Question

In order to raise a mass of 100kg a man of mass 60 kg fastens a rope to it and passes the rope over smooth pulley. He climbs the rope with an acceleration $\dfrac{{5g}}{4}$ relative to rope. The tension in the rope is: $\left( {g = 10m{s^{ - 2}}} \right)$ A. 1432 N B. 928 N C. 1218 N D. 624 N

Answer 1

Hint:The tension is defined as the axial reaction force generated by the string, cable or a one-dimensional object due to its extension. In this problem, the tension generated due to both the man and the mass exerting its weight, is equal. This can be determined by the free-body diagrams of both the objects.

Complete step-by-step solution:
Consider the pulley system with a rope whose one end is fastened to the mass of 100 kg and the man of 60 kg climbs the rope in the upward direction.

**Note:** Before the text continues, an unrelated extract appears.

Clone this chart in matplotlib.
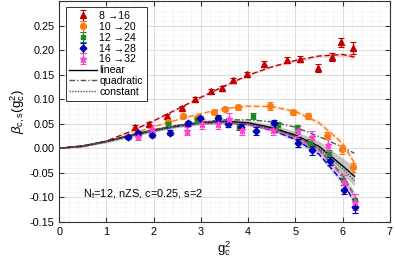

A free-body diagram must be drawn for both the mass and the man. The free-body diagram only represents the forces acting on the mass.

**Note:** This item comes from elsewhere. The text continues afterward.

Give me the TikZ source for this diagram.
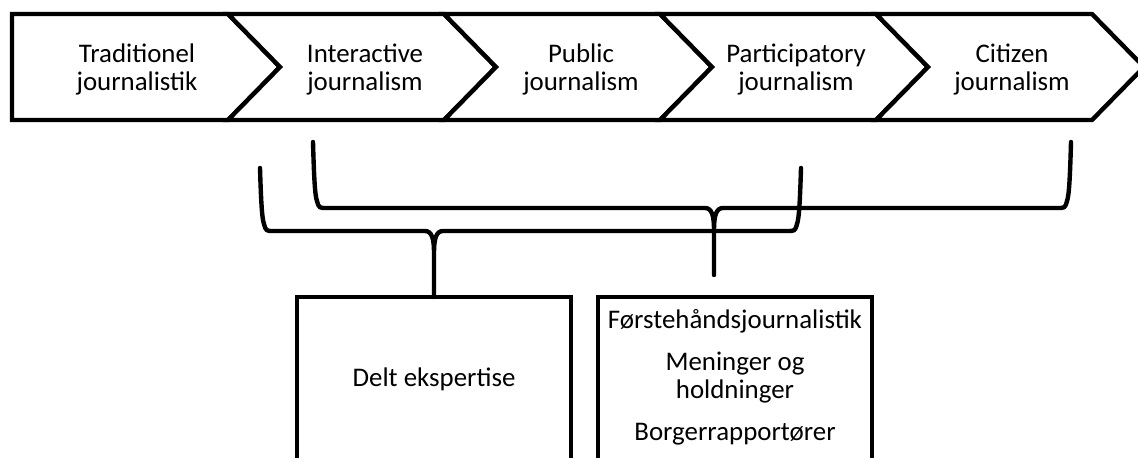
\documentclass[tikz,border=0pt]{standalone}
\usepackage{fontspec}
\setmainfont{Carlito}
\tikzset{
  chevron/.style={line width=2.5pt, draw=black, fill=white, line join=miter},
  bracket/.style={line width=2.5pt, draw=black, line join=round, line cap=round},
  box/.style={line width=2.5pt, draw=black, fill=white, minimum width=5.48cm,
    minimum height=5cm, anchor=north, inner sep=0pt, outer sep=0pt},
  txt/.style={align=center, anchor=base, inner sep=0pt,
    font=\fontsize{15.3pt}{15.9pt}\selectfont}
}
% #1 left x, #2 stem x, #3 right x, #4 arm top, #5 bar, #6 tip
\newcommand{\curly}[6]{%
  \draw[bracket] (#1,#4) .. controls (#1+1,#5-30) and (#1+2,#5-12) .. (#1+4,#5-7)
    .. controls (#1+6,#5) .. (#1+14,#5) -- (#2-9,#5)
    .. controls (#2-2,#5) and (#2,#5+8) .. (#2,#5+22) -- (#6)
    -- (#2,#5+22) .. controls (#2,#5+8) and (#2+2,#5) .. (#2+9,#5)
    -- (#3-14,#5) .. controls (#3-6,#5) .. (#3-4,#5-7)
    .. controls (#3-2,#5-12) and (#3-1,#5-30) .. (#3,#4);
}

\begin{document}
\begin{tikzpicture}[x=0.02cm, y=-0.02cm]
    \path[use as bounding box, fill=white] (0,0) rectangle (1138,457);

    % process chevrons (base = last line)
    \foreach \i/\tx/\name/\txt in {0/137/trad/{Traditionel\\journalistik},
        1/365/inter/{Interactive\\journalism}, 2/581/pub/{Public\\journalism},
        3/796/part/{Participatory\\journalism}, 4/1012/cit/{Citizen\\journalism}} {
      \pgfmathsetmacro\xl{12+216*\i}
      \pgfmathsetmacro\nd{\i>0 ? 52 : 0}
      \draw[chevron] (\xl,14) -- (\xl+216,14) -- (\xl+268,67) -- (\xl+216,120)
        -- (\xl,120) -- (\xl+\nd,67) -- cycle;
      \node[txt] (\name) at (\tx,90) {\txt};
    }

    \node[box] (deltbox) at (434,297) {};
    \node[box] (forbox) at (735,297) {};
    \node[txt] (delt) at (434,386) {Delt ekspertise};
    \node[txt] (forst) at (735,440) {Førstehåndsjournalistik\\[0.28cm]Meninger og\\holdninger\\[0.28cm]Borgerrapportører};

    \coordinate (b2tip) at (714,275);
    \curly{260}{434}{801}{168}{231}{deltbox.north}
    \curly{313}{714}{1071}{142}{208}{b2tip}
\end{tikzpicture}
\end{document}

Free-body diagram of mass, M –

There are three forces acting on the mass M: i) Weight, Mg ii) Tension in the rope, T iii) Force acting due to acceleration in the opposite direction of acceleration and equal to the mass times the acceleration, Ma
By equilibrium,

$Ma + Mg = T$

Free-body diagram of man of mass m –

The man is moving at an acceleration equal to ${a_m}$
There are three forces acting on the man of mass m: i) Weight, mg ii) Tension in the rope, T iii) Force acting due to acceleration in the opposite direction of acceleration and equal to the mass times the acceleration, $m{a_m}$
By equilibrium,
$m{a_m} + mg = T$
From above equations, we have –
$m{a_m} + mg = Ma + Mg$
In the problem, it is given that the acceleration of the man relative to acceleration, $A = \dfrac{{5g}}{4}$
The relative acceleration of the man with respect to the block is given by –
$A = a + {a_m}$
The acceleration is added since the accelerations are in the same direction.
$a = A - {a_m}$
Substituting the values in the equation, we obtain –
$m{a_m} + mg = Ma + Mg$
$m{a_m} + mg = M\left( {A - {a_m}} \right) + Mg$
$ \Rightarrow m{a_m} + mg = MA - M{a_m} + Mg$
$ \Rightarrow 60 \times {a_m} + 60 \times g = 100 \times \dfrac{{5g}}{4} - 100 \times {a_m} + 100 \times g$
$ \Rightarrow 160{a_m} = 125g + 40g$
$ \Rightarrow 160{a_m} = 165g$
Given the value of $g = 10m{s^{ - 2}}$ ,
${a_m} = \dfrac{{1650}}{{160}} = 10 \cdot 312m{s^{ - 2}}$
Substituting the value of ${a_m}$ , we get –
$m{a_m} + mg = T$
$T = 60 \times 10 \cdot 312 + 60 \times 10 = 60\left( {20 \cdot 312} \right) = 1218 \cdot 72N$
Hence, the tension in the rope = 1218 N

Hence, the correct option is Option C.

Note:In this problem, it is mentioned as smooth pulley. This means that there is no frictional force acting on the rope, which is the ideal case. In real scenarios, the coefficient of friction between the pulley and rope must be taken into consideration while applying the equations.